Cedar and Stone Nordic Sauna is building a full-scale wood-fired sauna on a 36-foot barge, to be moored in the privately managed slip between Pier B and Bayfront Festival Park. Owners hope to have it ready in time for July's Finn Fest.

Founder Justin Juntunen was inspired by the saunas he experienced in his travels to Finland and other Nordic countries.

"One was out floating on the Baltic," he said. "And we got in this little rowboat and this Finnish guy rows us out and leaves us on this raft to sauna and swim, and sauna and swim. And it was just magic."

Rendering of floating sauna.
Rendering of floating sauna.

Cedar & Stone Nordic Sauna

Cedar and Stone began in 2019, and is the company behind the Duluth ice sauna. It runs public saunas on the property of Pier B Resort — with a plunge pool-styled raft in the slip — and builds custom saunas sold across the country. While you can find saunas built on top of pontoons, Juntunen says there's nothing in the country like what they're planning.
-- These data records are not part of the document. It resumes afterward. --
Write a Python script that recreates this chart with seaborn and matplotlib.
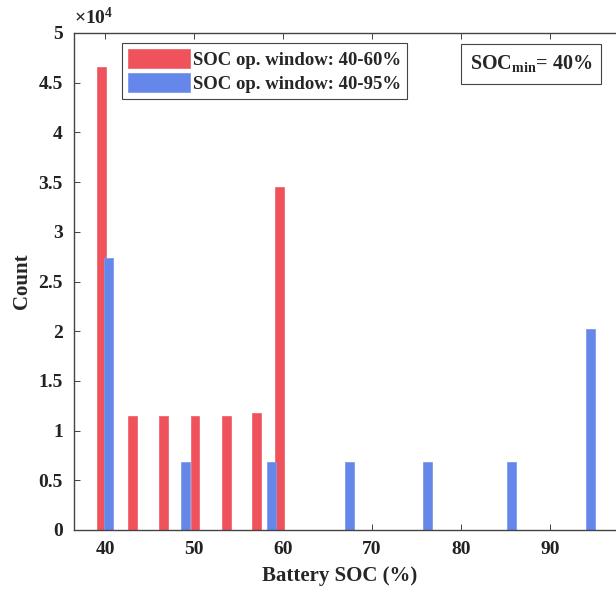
import numpy as np
import pandas as pd
import matplotlib
matplotlib.use('Agg')
import matplotlib.pyplot as plt
import seaborn as sns
from matplotlib.ticker import FuncFormatter

# SOC op. window 40-60%
soc_red = [39.6, 43.1, 46.6, 50.1, 53.6, 57.0, 59.6]
cnt_red = [46600, 11500, 11500, 11500, 11500, 11800, 34500]
# SOC op. window 40-95%
soc_blue = [40.4, 49.0, 58.7, 67.5, 76.2, 85.7, 94.5]
cnt_blue = [27400, 6800, 6800, 6800, 6800, 6800, 20200]

lab_red = 'SOC op. window: 40-60%'
lab_blue = 'SOC op. window: 40-95%'

sns.set_style('ticks')
plt.rcParams['font.family'] = ['Liberation Serif', 'DejaVu Serif']
plt.rcParams['font.weight'] = 'bold'
plt.rcParams['mathtext.fontset'] = 'custom'
plt.rcParams['mathtext.rm'] = 'Liberation Serif:bold'
plt.rcParams['mathtext.bf'] = 'Liberation Serif:bold'
plt.rcParams['mathtext.default'] = 'bf'

red = pd.DataFrame({'soc': soc_red, 'count': cnt_red})
blue = pd.DataFrame({'soc': soc_blue, 'count': cnt_blue})

fig = plt.figure(figsize=(6.16, 6.0), dpi=100)
ax = fig.add_axes([74/616, 1-530/600, 565/616, 497/600])

bar_w = 1.0
w_red = bar_w / np.diff(sorted(soc_red)).min()
w_blue = bar_w / np.diff(sorted(soc_blue)).min()
sns.barplot(data=red, x='soc', y='count', native_scale=True, width=w_red,
            color='#F0525C', edgecolor='#F06872', linewidth=0.6, saturation=1,
            label=lab_red, ax=ax, errorbar=None)
sns.barplot(data=blue, x='soc', y='count', native_scale=True, width=w_blue,
            color='#6687EA', edgecolor='#7E9AEE', linewidth=0.6, saturation=1,
            label=lab_blue, ax=ax, errorbar=None)

ax.set_xlim(36.5, 100)
ax.set_ylim(0, 50000)
ax.set_xticks([40, 50, 60, 70, 80, 90])
ax.set_yticks(np.arange(0, 50001, 5000))
ax.yaxis.set_major_formatter(FuncFormatter(lambda v, p: f'{v/1e4:g}'))
ax.tick_params(direction='in', top=True, right=True, length=4, width=0.6,
               labelsize=14, colors='#222222', pad=8)
for s in ax.spines.values():
    s.set_color('#444444')
    s.set_linewidth(1.0)

ax.set_xlabel('Battery SOC (%)', fontsize=15, fontweight='bold')
ax.set_ylabel('Count', fontsize=15, fontweight='bold')
ax.xaxis.set_label_coords(0.471, -0.072)
ax.yaxis.set_label_coords(-0.075, 0.5)

fig.text(74/616, 1-17/600, r'$\times\mathregular{10^4}$', fontsize=14,
         ha='left', va='center', color='#222222')

leg = ax.legend(loc='upper left', bbox_to_anchor=(122/616, 1-43/600),
                bbox_transform=fig.transFigure, borderaxespad=0,
                fontsize=13.5, handlelength=3.3, handleheight=1.2,
                handletextpad=0.2, borderpad=0.3, labelspacing=0.25,
                fancybox=False, framealpha=1, edgecolor='#444444')
leg.get_frame().set_linewidth(0.8)

fig.text(531/616, 1-64/600, r'SOC$_{min}$= 40%', fontsize=14.5,
         ha='center', va='center',
         bbox=dict(boxstyle='square,pad=0.45', fc='white', ec='#444444', lw=0.8))

plt.savefig('out.png', dpi=100)
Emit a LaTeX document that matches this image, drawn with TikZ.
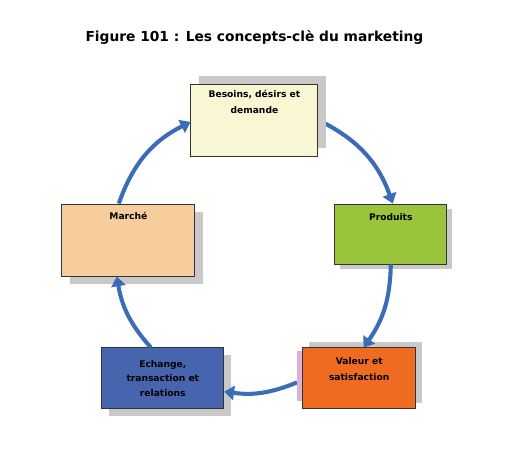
\documentclass[tikz,border=0pt]{standalone}
\usepackage{fontspec}
\setmainfont{DejaVu Sans}
\usetikzlibrary{positioning,shadows,arrows.meta,backgrounds}

\definecolor{besoinsfill}{HTML}{F9F6D3}
\definecolor{marchefill}{HTML}{F7CD9E}
\definecolor{produitsfill}{HTML}{9BC43D}
\definecolor{echangefill}{HTML}{4764AF}
\definecolor{valeurfill}{HTML}{F06B22}
\definecolor{cyclecol}{HTML}{3B6CB7}
\definecolor{shadowgray}{HTML}{C9C9C9}

\tikzset{
  conceptbox/.style={draw=black!80, line width=0.6pt, rectangle},
  shadowdown/.style={drop shadow={shadow xshift=0.2cm, shadow yshift=-0.2cm, fill=shadowgray, opacity=1}},
  shadowup/.style={drop shadow={shadow xshift=0.2cm, shadow yshift=0.2cm, fill=shadowgray, opacity=1}},
  boxtext/.style={font=\bfseries\fontsize{6.5}{11.5}\selectfont, align=center, inner sep=0pt},
  cyclearrow/.style={cyclecol, line width=2.9pt, -{Triangle[width=10pt,length=7pt]}},
}

\begin{document}
\begin{tikzpicture}[on grid]
\useasboundingbox (0,0) rectangle (12.8,11.575);

\node[font=\bfseries\fontsize{9.8}{12}\selectfont] (title) at (6.36,10.65) {Figure 101 : Les concepts-clè du marketing};

% boxes of the cycle
\node[conceptbox, shadowup, fill=besoinsfill, minimum width=3.175cm, minimum height=1.8cm, below=2.075cm of title] (besoins) {};
\node[conceptbox, shadowdown, fill=marchefill, minimum width=3.325cm, minimum height=1.8cm, below left=3cm and 3.15cm of besoins] (marche) {};
\node[conceptbox, drop shadow={shadow xshift=0.13cm, shadow yshift=-0.13cm, fill=shadowgray, opacity=1}, fill=produitsfill, minimum width=2.8cm, minimum height=1.5cm, below right=2.85cm and 3.41cm of besoins] (produits) {};
\node[conceptbox, drop shadow={shadow xshift=0.18cm, shadow yshift=-0.18cm, fill=shadowgray, opacity=1}, fill=echangefill, minimum width=3.05cm, minimum height=1.525cm, below right=3.46cm and 0.86cm of marche] (echange) {};
\node[conceptbox, drop shadow={shadow xshift=0.15cm, shadow yshift=0.15cm, fill=shadowgray, opacity=1}, fill=valeurfill, minimum width=2.825cm, minimum height=1.525cm, right=4.91cm of echange] (valeur) {};

% texts
\node[boxtext, anchor=north] (besoins-t) at ([yshift=-0.15cm]besoins.north) {Besoins, désirs et\\demande};
\node[boxtext, anchor=north] (marche-t) at ([yshift=-0.22cm]marche.north) {Marché};
\node[boxtext, anchor=north] (produits-t) at ([yshift=-0.25cm]produits.north) {Produits};
\node[boxtext, font=\bfseries\fontsize{6.5}{10.5}\selectfont] (echange-t) at (echange) {Echange,\\transaction et\\relations};
\node[boxtext, anchor=north] (valeur-t) at ([yshift=-0.25cm]valeur.north) {Valeur et\\satisfaction};

% arrows round the cycle
\draw[cyclearrow] ([xshift=-0.24cm]marche.north) to[bend left=22] ([yshift=-0.05cm]besoins.west);
\begin{scope}[on background layer]
\draw[cyclearrow] (besoins.east) to[bend left=22] ([xshift=0.05cm]produits.north);
\end{scope}
\draw[cyclearrow] (produits.south) to[bend left=17] ([xshift=0.11cm]valeur.north);
\draw[cyclearrow] ([xshift=-0.13cm,yshift=-0.1cm]valeur.west) to[bend left=15] ([yshift=-0.33cm]echange.east);
\draw[cyclearrow] ([xshift=-0.3cm]echange.north) to[bend left=16] ([xshift=-0.29cm]marche.south);
\fill[violet!30] ([xshift=-0.13cm,yshift=-0.1cm]valeur.north west) rectangle ([yshift=0.2cm]valeur.south west);
\end{tikzpicture}
\end{document}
"Just about every harbor in the Nordic countries you can find one, and they really should exist here," he said, especially as hot and cold immersion therapy becomes more popular.

In Duluth, sauna culture has existed from the very beginning. A large Finnish bathhouse was built in the immigrant neighborhood known as Finn Town in the late 1800s, in what is now Canal Park. Several community saunas were found elsewhere in the growing city.

Cedar & Stone Nordic Sauna at Pier B Resort in Duluth.
Cedar & Stone Nordic Sauna at Pier B Resort in Duluth.

Jana Hollingsworth, Star Tribune

Juntunen's plan includes a barge with a diving platform, a rooftop deck and panoramic windows, with room for up to a dozen people in the sauna. It won't have motors yet, but it's a future goal to seek maritime approvals to take passengers on sauna tours of Lake Superior and the St. Louis River.

Co-owner Joel Vikre, also of Duluth's Vikre Distillery, said the dream would be to take passengers a bit up the shore to Glensheen Mansion when it holds its concerts on the pier. But mostly, the barge is another way for people to embrace the long and frigid Duluth winters and connect to their bodies.

After a sauna in January, "you could be standing outside in your skivvies and your body is steaming," Vikre said. "The rest of the time you have to layer up like you're headed to the North Pole. It's just a different way of interacting with our place."

The barge sauna will be the most expensive the company has built, clocking in at more than $100,000. They've begun raising money through an online campaign, asking customers to book sessions in advance to generate cash flow.

Part of the company's mission with the floating sauna is to educate users about the health of the river estuary, which has undergone decades of cleanup after a century of industrial pollution.

"Sauna is always intimately connected to water," Juntunen said, from throwing water on the rocks to jumping into a lake or rolling in the snow during a session. "It's a great way to get people to care about the estuary, and the bay and the river, to actually get people to jump in it."